> [Required task]: Only the lines from the start of the data below through the line that contains "var colors = ['#02574A', '#7D9E44', '#BA004F'];" are to be copied, exactly and without pictures.

> [Source data]:

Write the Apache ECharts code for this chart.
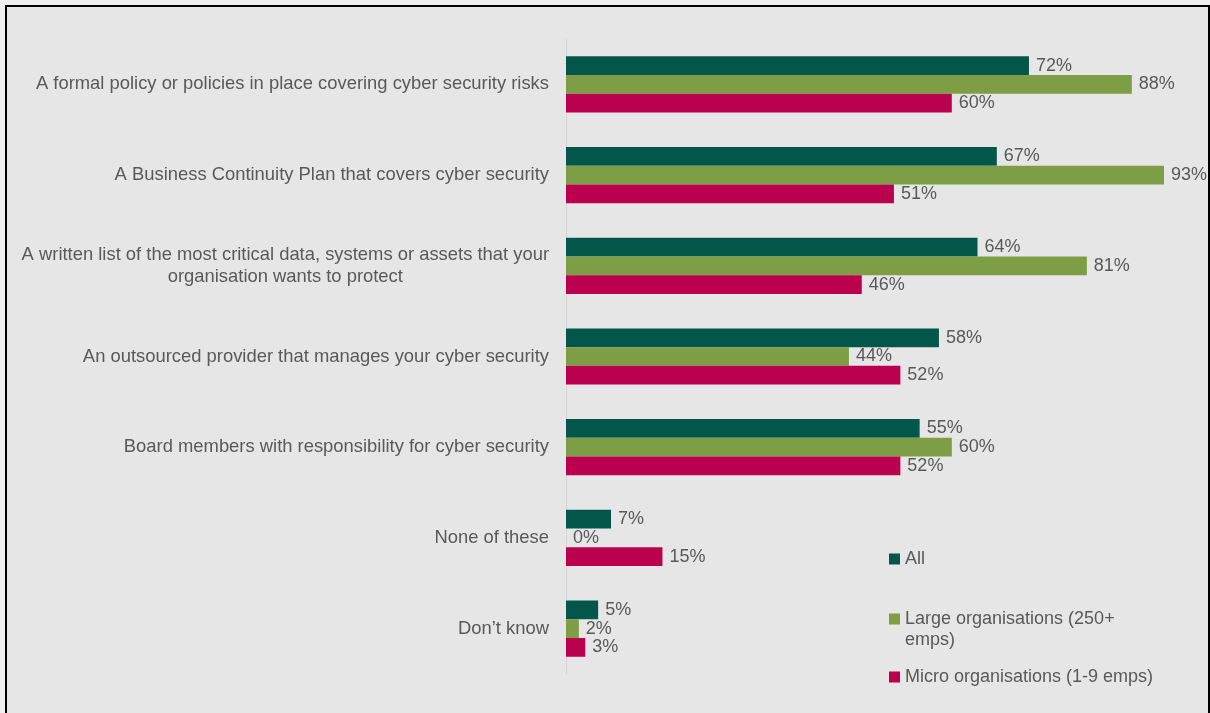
<!DOCTYPE html>
<html>
<head>
<meta charset="utf-8">
<script src="https://cdn.jsdelivr.net/npm/echarts@6/dist/echarts.min.js"></script>
<style>
  html, body { margin: 0; padding: 0; background: #efefef; overflow: hidden; }
  #frame { position: absolute; left: 5px; top: 5px; width: 1201px; height: 720px;
           border: 2px solid #000; border-bottom: none; background: #e6e6e6; }
  #main { position: absolute; left: 0; top: 0; width: 1210px; height: 713px; }
</style>
</head>
<body>
<div id="frame"></div>
<div id="main"></div>
<script>
// 分类（从上到下）
var categories = [
  'A formal policy or policies in place covering cyber security risks',
  'A Business Continuity Plan that covers cyber security',
  'A written list of the most critical data, systems or assets that your\norganisation wants to protect',
  'An outsourced provider that manages your cyber security',
  'Board members with responsibility for cyber security',
  'None of these',
  'Don\u2019t know'
];
var seriesNames = ['All', 'Large organisations (250+ emps)', 'Micro organisations (1-9 emps)'];
var allValues = [72, 67, 64, 58, 55, 7, 5];
var largeValues = [88, 93, 81, 44, 60, 0, 2];
var microValues = [60, 51, 46, 52, 52, 15, 3];
var colors = ['#02574A', '#7D9E44', '#BA004F'];

var txt = '#595959';
var font = 'Liberation Sans, Arial, sans-serif';

function makeSeries(name, data, color) {
  return {
    name: name,
    type: 'bar',
    data: data,
    color: color,
    barGap: '0%',
    barCategoryGap: '38%',
    label: {
      show: true,
      position: 'right',
      distance: 7,
      formatter: '{c}%',
      color: txt,
      fontSize: 18,
      fontFamily: font
    }
  };
}

var legendTops = [545, 605, 663];

var myChart = echarts.init(document.getElementById('main'), null, { renderer: 'canvas' });
myChart.setOption({
  backgroundColor: 'transparent',
  animation: false,
  textStyle: { fontFamily: font },
  grid: { left: 566, top: 39, width: 643, height: 635 },
  legend: seriesNames.map(function (n, i) {
    return {
      data: [n],
      left: 884,
      top: legendTops[i],
      orient: 'vertical',
      icon: 'rect',
      itemWidth: 11,
      itemHeight: 11,
      selectedMode: false,
      // 第二项图例文字换行，第二行放在 graphic 里
      formatter: function (n) {
        return n === seriesNames[1] ? 'Large organisations (250+' : n;
      },
      textStyle: { color: txt, fontSize: 18, fontFamily: font }
    };
  }),
  graphic: [{
    type: 'text',
    left: 905,
    top: 631,
    style: { text: 'emps)', fill: txt, fontSize: 18, fontFamily: font }
  }],
  xAxis: {
    type: 'value',
    min: 0,
    max: 100,
    show: false,
    splitLine: { show: false }
  },
  yAxis: {
    type: 'category',
    data: categories,
    inverse: true,
    axisLine: { show: true, lineStyle: { color: '#d4d4d4', width: 1 } },
    axisTick: { show: false },
    axisLabel: {
      margin: 17,
      color: txt,
      fontSize: 18.4,
      fontFamily: font,
      lineHeight: 22,
      formatter: function (v) { return '{c|' + v + '}'; },
      rich: { c: { align: 'center', color: txt, fontSize: 18.4, fontFamily: font, lineHeight: 22 } }
    }
  },
  series: [
    makeSeries(seriesNames[0], allValues, colors[0]),
    makeSeries(seriesNames[1], largeValues, colors[1]),
    makeSeries(seriesNames[2], microValues, colors[2])
  ]
});
</script>
</body>
</html>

> [Final answer]:
Write the Apache ECharts code for this chart.
<!DOCTYPE html>
<html>
<head>
<meta charset="utf-8">
<script src="https://cdn.jsdelivr.net/npm/echarts@6/dist/echarts.min.js"></script>
<style>
  html, body { margin: 0; padding: 0; background: #efefef; overflow: hidden; }
  #frame { position: absolute; left: 5px; top: 5px; width: 1201px; height: 720px;
           border: 2px solid #000; border-bottom: none; background: #e6e6e6; }
  #main { position: absolute; left: 0; top: 0; width: 1210px; height: 713px; }
</style>
</head>
<body>
<div id="frame"></div>
<div id="main"></div>
<script>
// 分类（从上到下）
var categories = [
  'A formal policy or policies in place covering cyber security risks',
  'A Business Continuity Plan that covers cyber security',
  'A written list of the most critical data, systems or assets that your\norganisation wants to protect',
  'An outsourced provider that manages your cyber security',
  'Board members with responsibility for cyber security',
  'None of these',
  'Don\u2019t know'
];
var seriesNames = ['All', 'Large organisations (250+ emps)', 'Micro organisations (1-9 emps)'];
var allValues = [72, 67, 64, 58, 55, 7, 5];
var largeValues = [88, 93, 81, 44, 60, 0, 2];
var microValues = [60, 51, 46, 52, 52, 15, 3];
var colors = ['#02574A', '#7D9E44', '#BA004F'];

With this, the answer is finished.